TASK STATEMENT
Retype each line exactly. Skip images.

DATASET EXCERPT
=====

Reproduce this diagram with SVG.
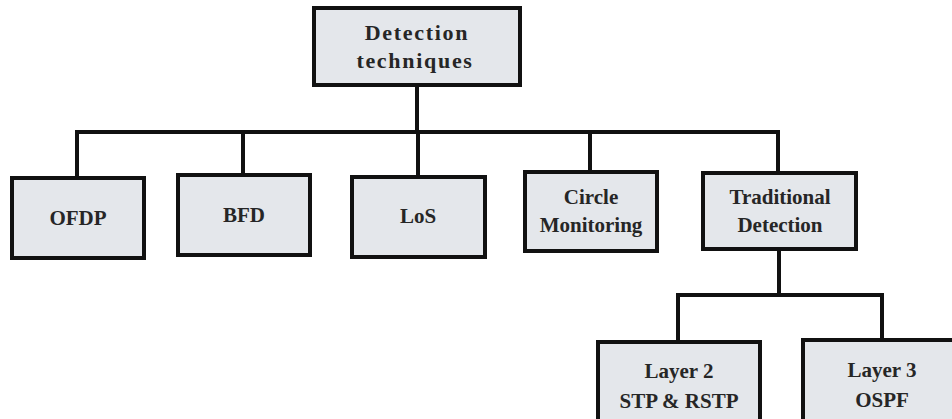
<svg xmlns="http://www.w3.org/2000/svg" width="952" height="419" viewBox="0 0 952 419">
  <style>
    .box { fill: #e4e7eb; stroke: #111; stroke-width: 4; }
    .lbl { font-family: "Liberation Serif", "Times New Roman", serif; font-weight: bold; font-size: 21px; fill: #262626; text-anchor: middle; }
    .root { font-size: 22px; letter-spacing: 1.7px; }
    .wire { fill: none; stroke: #111; stroke-width: 4; stroke-linecap: square; }
  </style>
  <rect width="952" height="419" fill="#ffffff"/>

  <!-- tree connectors -->
  <g id="connectors">
    <path class="wire" d="M417 85 V132"/>
    <path class="wire" d="M77 132 H778"/>
    <path class="wire" d="M77 132 V178"/>
    <path class="wire" d="M243 132 V175"/>
    <path class="wire" d="M418 132 V177"/>
    <path class="wire" d="M590 132 V172"/>
    <path class="wire" d="M778 132 V173"/>
    <path class="wire" d="M779 249 V295"/>
    <path class="wire" d="M678 295 H882"/>
    <path class="wire" d="M678 295 V342"/>
    <path class="wire" d="M882 295 V340"/>
  </g>

  <g id="detection-techniques">
    <rect class="box" x="314" y="8" width="206" height="77"/>
    <text class="lbl root" x="417" y="40">Detection</text>
    <text class="lbl root" x="415" y="68">techniques</text>
  </g>

  <g id="ofdp">
    <rect class="box" x="12" y="178" width="132" height="80"/>
    <text class="lbl" x="78" y="225">OFDP</text>
  </g>

  <g id="bfd">
    <rect class="box" x="178" y="175" width="132" height="80"/>
    <text class="lbl" x="244" y="222">BFD</text>
  </g>

  <g id="los">
    <rect class="box" x="352" y="177" width="133" height="80"/>
    <text class="lbl" x="418" y="223">LoS</text>
  </g>

  <g id="circle-monitoring">
    <rect class="box" x="525" y="172" width="132" height="79"/>
    <text class="lbl" x="591" y="204">Circle</text>
    <text class="lbl" x="591" y="232">Monitoring</text>
  </g>

  <g id="traditional-detection">
    <rect class="box" x="703" y="173" width="153" height="76"/>
    <text class="lbl" x="780" y="204">Traditional</text>
    <text class="lbl" x="780" y="232">Detection</text>
  </g>

  <g id="layer2">
    <rect class="box" x="598" y="342" width="162" height="90"/>
    <text class="lbl" x="679" y="378">Layer 2</text>
    <text class="lbl" x="679" y="408">STP &amp; RSTP</text>
  </g>

  <g id="layer3">
    <rect class="box" x="803" y="340" width="160" height="92"/>
    <text class="lbl" x="882" y="377">Layer 3</text>
    <text class="lbl" x="882" y="407">OSPF</text>
  </g>
</svg>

=====

ANSWER TO THE TASK
Reproduce this diagram with SVG.
<svg xmlns="http://www.w3.org/2000/svg" width="952" height="419" viewBox="0 0 952 419">
  <style>
    .box { fill: #e4e7eb; stroke: #111; stroke-width: 4; }
    .lbl { font-family: "Liberation Serif", "Times New Roman", serif; font-weight: bold; font-size: 21px; fill: #262626; text-anchor: middle; }
    .root { font-size: 22px; letter-spacing: 1.7px; }
    .wire { fill: none; stroke: #111; stroke-width: 4; stroke-linecap: square; }
  </style>
  <rect width="952" height="419" fill="#ffffff"/>

  <!-- tree connectors -->
  <g id="connectors">
    <path class="wire" d="M417 85 V132"/>
    <path class="wire" d="M77 132 H778"/>
    <path class="wire" d="M77 132 V178"/>
    <path class="wire" d="M243 132 V175"/>
    <path class="wire" d="M418 132 V177"/>
    <path class="wire" d="M590 132 V172"/>
    <path class="wire" d="M778 132 V173"/>
    <path class="wire" d="M779 249 V295"/>
    <path class="wire" d="M678 295 H882"/>
    <path class="wire" d="M678 295 V342"/>
    <path class="wire" d="M882 295 V340"/>
  </g>

  <g id="detection-techniques">
    <rect class="box" x="314" y="8" width="206" height="77"/>
    <text class="lbl root" x="417" y="40">Detection</text>
    <text class="lbl root" x="415" y="68">techniques</text>
  </g>

  <g id="ofdp">
    <rect class="box" x="12" y="178" width="132" height="80"/>
    <text class="lbl" x="78" y="225">OFDP</text>
  </g>

  <g id="bfd">
    <rect class="box" x="178" y="175" width="132" height="80"/>
    <text class="lbl" x="244" y="222">BFD</text>
  </g>

  <g id="los">
    <rect class="box" x="352" y="177" width="133" height="80"/>
    <text class="lbl" x="418" y="223">LoS</text>
  </g>

  <g id="circle-monitoring">
    <rect class="box" x="525" y="172" width="132" height="79"/>
    <text class="lbl" x="591" y="204">Circle</text>
    <text class="lbl" x="591" y="232">Monitoring</text>
  </g>

  <g id="traditional-detection">
    <rect class="box" x="703" y="173" width="153" height="76"/>
    <text class="lbl" x="780" y="204">Traditional</text>
    <text class="lbl" x="780" y="232">Detection</text>
  </g>

  <g id="layer2">
    <rect class="box" x="598" y="342" width="162" height="90"/>
    <text class="lbl" x="679" y="378">Layer 2</text>
    <text class="lbl" x="679" y="408">STP &amp; RSTP</text>
  </g>

  <g id="layer3">
    <rect class="box" x="803" y="340" width="160" height="92"/>
    <text class="lbl" x="882" y="377">Layer 3</text>
    <text class="lbl" x="882" y="407">OSPF</text>
  </g>
</svg>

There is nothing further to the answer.